[Speex-dev] serving speex without a server

Bertie Coopersmith bertie at coopersmith.demon.co.uk
Thu Aug 31 03:42:00 PDT 2006


On my personal web pages hosted by my ISP I have a collection of speex files
with names ending, as usual,  in '.spx'. My ISP does not provide for scripting
or CGI but thanks to the "Home-Brew Streaming" idea of Dr Tak Auyeng,
www.drtak.org/teaches/ARC/speex/, my friends with Windows XP can listen to
such a recording without the need for a prior download of the whole file 
and with quite minimal delay for buffering.  

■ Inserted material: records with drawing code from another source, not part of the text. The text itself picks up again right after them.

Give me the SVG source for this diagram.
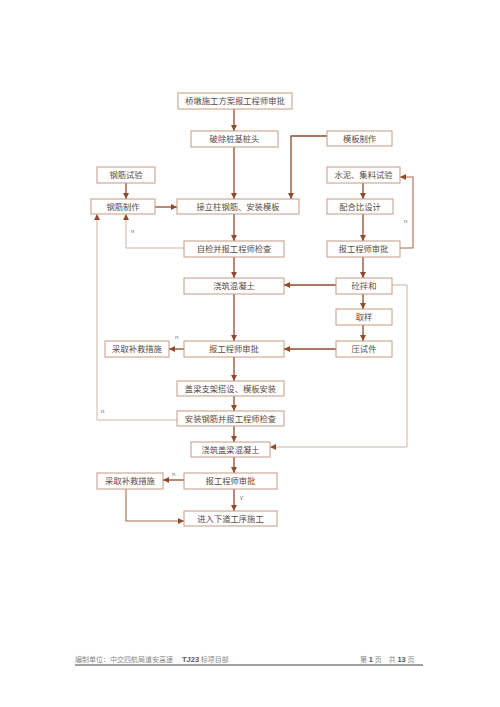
<svg xmlns="http://www.w3.org/2000/svg" width="500" height="707" viewBox="0 0 500 707">
<style>
.box rect{fill:#fff;stroke:#c49a84;stroke-width:1}
.box text{font-family:"Noto Sans CJK SC","Liberation Sans",sans-serif;font-size:8.3px;fill:#5a4a44;text-anchor:middle}
.d{fill:none;stroke:#8e4b2e;stroke-width:1.3}
.l{fill:none;stroke:#cfb3a3;stroke-width:1}
.m{fill:none;stroke:#a9694d;stroke-width:1.1}
.lab{font-family:"Liberation Sans",sans-serif;font-size:6px;fill:#666}
.ft{font-family:"Liberation Serif","Noto Sans CJK SC",serif;font-size:7px;fill:#888}
.fb{font-family:"Liberation Sans",sans-serif;font-size:7.5px;font-weight:bold;fill:#555}
</style>
<defs>
<marker id="ar" markerUnits="userSpaceOnUse" markerWidth="6" markerHeight="6" refX="6" refY="3" orient="auto">
<path d="M0,0 L6,3 L0,6 z" fill="#8e4b2e"/>
</marker>
</defs>
<rect width="500" height="707" fill="#fff"/>
<g id="connectors" marker-end="url(#ar)">
<path class="d" d="M234,109 V131"/>
<path class="d" d="M234,147 V199"/>
<path class="d" d="M327,136 H291 V199"/>
<path class="d" d="M126,183 V199"/>
<path class="d" d="M155,207 H177"/>
<path class="d" d="M234,214 V241"/>
<path class="d" d="M363,183 V199"/>
<path class="d" d="M363,214 V241"/>
<path class="l" d="M184,248 H126 V214"/>
<path class="m" d="M400,248 H413 V177 H400"/>
<path class="d" d="M234,257 V278"/>
<path class="d" d="M363,257 V278"/>
<path class="d" d="M336,285 H284"/>
<path class="l" d="M392,285 H407 V447 H270"/>
<path class="d" d="M363,294 V309"/>
<path class="d" d="M363,325 V341"/>
<path class="d" d="M336,349 H284"/>
<path class="d" d="M184,349 H169"/>
<path class="d" d="M234,294 V341"/>
<path class="d" d="M234,357 V381"/>
<path class="d" d="M234,396 V411"/>
<path class="d" d="M234,426 V442"/>
<path class="l" d="M177,420 H97 V214"/>
<path class="d" d="M234,457 V473"/>
<path class="d" d="M184,480 H163"/>
<path class="d" d="M234,489 V511"/>
<path class="m" d="M126,489 V521 H184"/>
</g>
<g id="labels">
<text class="lab" x="131" y="233">n</text>
<text class="lab" x="404" y="223">n</text>
<text class="lab" x="175" y="339">n</text>
<text class="lab" x="101" y="413">n</text>
<text class="lab" x="172" y="476">n</text>
<text class="lab" x="240" y="499">y</text>
</g>
<g id="n1" class="box"><rect x="178" y="93" width="114" height="16"/><text x="235" y="104">桥墩施工方案报工程师审批</text></g>
<g id="n2" class="box"><rect x="191" y="131" width="87" height="16"/><text x="234.5" y="142">破除桩基桩头</text></g>
<g id="n3" class="box"><rect x="327" y="131" width="65" height="15"/><text x="359.5" y="141.5">模板制作</text></g>
<g id="n4" class="box"><rect x="97" y="167" width="58" height="16"/><text x="126" y="178">钢筋试验</text></g>
<g id="n5" class="box"><rect x="327" y="167" width="73" height="16"/><text x="363.5" y="178">水泥、集料试验</text></g>
<g id="n6" class="box"><rect x="91" y="199" width="64" height="15"/><text x="123" y="209.5">钢筋制作</text></g>
<g id="n7" class="box"><rect x="177" y="199" width="122" height="15"/><text x="238" y="209.5">接立柱钢筋、安装模板</text></g>
<g id="n8" class="box"><rect x="327" y="199" width="66" height="15"/><text x="360" y="209.5">配合比设计</text></g>
<g id="n9" class="box"><rect x="184" y="241" width="100" height="16"/><text x="234" y="252">自检并报工程师检查</text></g>
<g id="n10" class="box"><rect x="327" y="241" width="73" height="16"/><text x="363.5" y="252">报工程师审批</text></g>
<g id="n11" class="box"><rect x="184" y="278" width="100" height="16"/><text x="234" y="289">浇筑混凝土</text></g>
<g id="n12" class="box"><rect x="336" y="278" width="56" height="16"/><text x="364" y="289">砼拌和</text></g>
<g id="n13" class="box"><rect x="336" y="309" width="56" height="16"/><text x="364" y="320">取样</text></g>
<g id="n14" class="box"><rect x="105" y="341" width="64" height="16"/><text x="137" y="352">采取补救措施</text></g>
<g id="n15" class="box"><rect x="184" y="341" width="100" height="16"/><text x="234" y="352">报工程师审批</text></g>
<g id="n16" class="box"><rect x="336" y="341" width="56" height="16"/><text x="364" y="352">压试件</text></g>
<g id="n17" class="box"><rect x="177" y="381" width="107" height="15"/><text x="230.5" y="391.5">盖梁支架搭设、模板安装</text></g>
<g id="n18" class="box"><rect x="177" y="411" width="107" height="15"/><text x="230.5" y="421.5">安装钢筋并报工程师检查</text></g>
<g id="n19" class="box"><rect x="191" y="442" width="79" height="15"/><text x="230.5" y="452.5">浇筑盖梁混凝土</text></g>
<g id="n20" class="box"><rect x="97" y="473" width="66" height="16"/><text x="130" y="484">采取补救措施</text></g>
<g id="n21" class="box"><rect x="184" y="473" width="93" height="16"/><text x="230.5" y="484">报工程师审批</text></g>
<g id="n22" class="box"><rect x="184" y="511" width="93" height="15"/><text x="230.5" y="521.5">进入下道工序施工</text></g>
<g id="footer">
<text class="ft" x="75" y="662">编制单位：中交四航局道安高速</text>
<text x="182" y="662"><tspan class="fb">TJ23</tspan><tspan class="ft"> 标项目部</tspan></text>
<text x="360" y="662"><tspan class="ft">第 </tspan><tspan class="fb">1</tspan><tspan class="ft"> 页　共 </tspan><tspan class="fb">13</tspan><tspan class="ft"> 页</tspan></text>
<line x1="75" y1="665" x2="423" y2="665" stroke="#a0a0a0" stroke-width="1.8"/>
</g>
</svg>
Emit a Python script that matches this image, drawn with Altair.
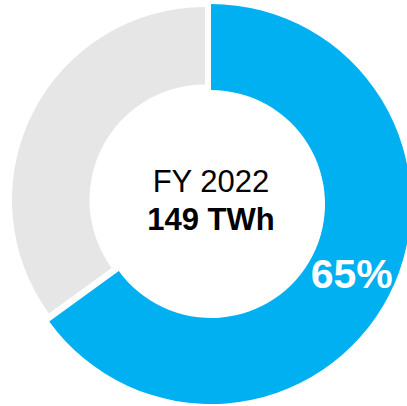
import math
import altair as alt
import pandas as pd

# ---- data ----
categories = ["Share", "Rest"]
values = [65, 35]
colors = ["#00B0F0", "#E7E6E6"]
center_title = "FY 2022"
center_value = "149 TWh"

starts, ends = [], []
acc = 0
for v in values:
    starts.append(acc)
    acc += v
    ends.append(acc)

df = pd.DataFrame({
    "cat": categories,
    "value": values,
    "start": starts,
    "end": ends,
    "mid": [(s + e) / 2 for s, e in zip(starts, ends)],
    "label": [f"{v}%" for v in values],
})

theta_scale = alt.Scale(domain=[0, 100], range=[0, 2 * math.pi])
FONT = "Liberation Sans"

base = alt.Chart(df)

blue_arc = base.transform_filter(alt.datum.cat == categories[0]).mark_arc(
    color=colors[0], radius=200, radius2=114
).encode(
    theta=alt.Theta("start:Q", scale=theta_scale),
    theta2="end:Q",
    x=alt.value(211), y=alt.value(204),
)

grey_arc = base.transform_filter(alt.datum.cat == categories[1]).mark_arc(
    color=colors[1], radius=193, radius2=115.5
).encode(
    theta=alt.Theta("start:Q", scale=theta_scale),
    theta2="end:Q",
    x=alt.value(205), y=alt.value(200),
)

pct_label = base.transform_filter(alt.datum.cat == categories[0]).mark_text(
    font=FONT, fontSize=41, fontWeight="bold", color="white",
    align="center", baseline="middle", radius=158
).encode(
    theta=alt.Theta("mid:Q", scale=theta_scale),
    text="label:N",
    x=alt.value(211), y=alt.value(204),
)

title_df = pd.DataFrame({"t": [center_title]})
value_df = pd.DataFrame({"t": [center_value]})

title_text = alt.Chart(title_df).mark_text(
    font=FONT, fontSize=31, color="#000000", align="center", baseline="alphabetic"
).encode(text="t:N", x=alt.value(211), y=alt.value(192))

value_text = alt.Chart(value_df).mark_text(
    font=FONT, fontSize=31, fontWeight="bold", color="#000000",
    align="center", baseline="alphabetic"
).encode(text="t:N", x=alt.value(211), y=alt.value(230))

chart = alt.layer(grey_arc, blue_arc, pct_label, title_text, value_text).properties(
    width=407, height=406, padding=0,
    autosize=alt.AutoSizeParams(type="none"),
    background="white",
).configure_view(stroke=None)

chart.save("out.html", embed_options={"renderer": "svg", "actions": False})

One would need to have speexdec.exe and curl.exe in one's path. Then 
the command line to play a .spx file is 

curl URL | speexdec -

Entering an entire URL is irksome and my friends can reduce this to 
double-clicking an icon on the desktop which invokes a .cmd file.
The following example requires that you also need
h2acons.exe, fgrep.exe, and basename.exe to be in your path.
(Some of these are in the well known  UnxUtils collection.)
For .spx files on my home page the script is:- 
-------------------------------------------- 
rem @echo off 
set url=http://www.coopersmith.demon.co.uk
curl -s -o spxs %url%
h2acons spxs /SILENT
fgrep .spx spxs.txt
set /p basename=Enter basename of the one to play:
curl %url%/%basename%.spx | speexdec -
--------------------------------------------

(The basename of this file can be whatever you like but I found that
 the .bat extension instead of .cmd does not work in Windows XP. - It
seems to cause  the vertical bar pipe symbol to be ignored.)

This is nice but not ideal - Its not gui with url open dialog, position-in-file
marker, volume slider  etc.

My other approach was to try to open the URL of a .spx file on my website in
Windows Media Player (after having installed ogg/speex codecs via illiminable),
or alternatively, to try opening that URL in Foobar2000. However, neither works.
  
So, at last, my question is:
Is there some kind of plugin for WMP or Foobar2000 which would make it able to 
play a narrow band (8KHz) .spx file from a web site that has no streaming server,
but just provides http (presumably on port 8080)?.

If not WMP or Foobar2000, is there anything else that will do the job?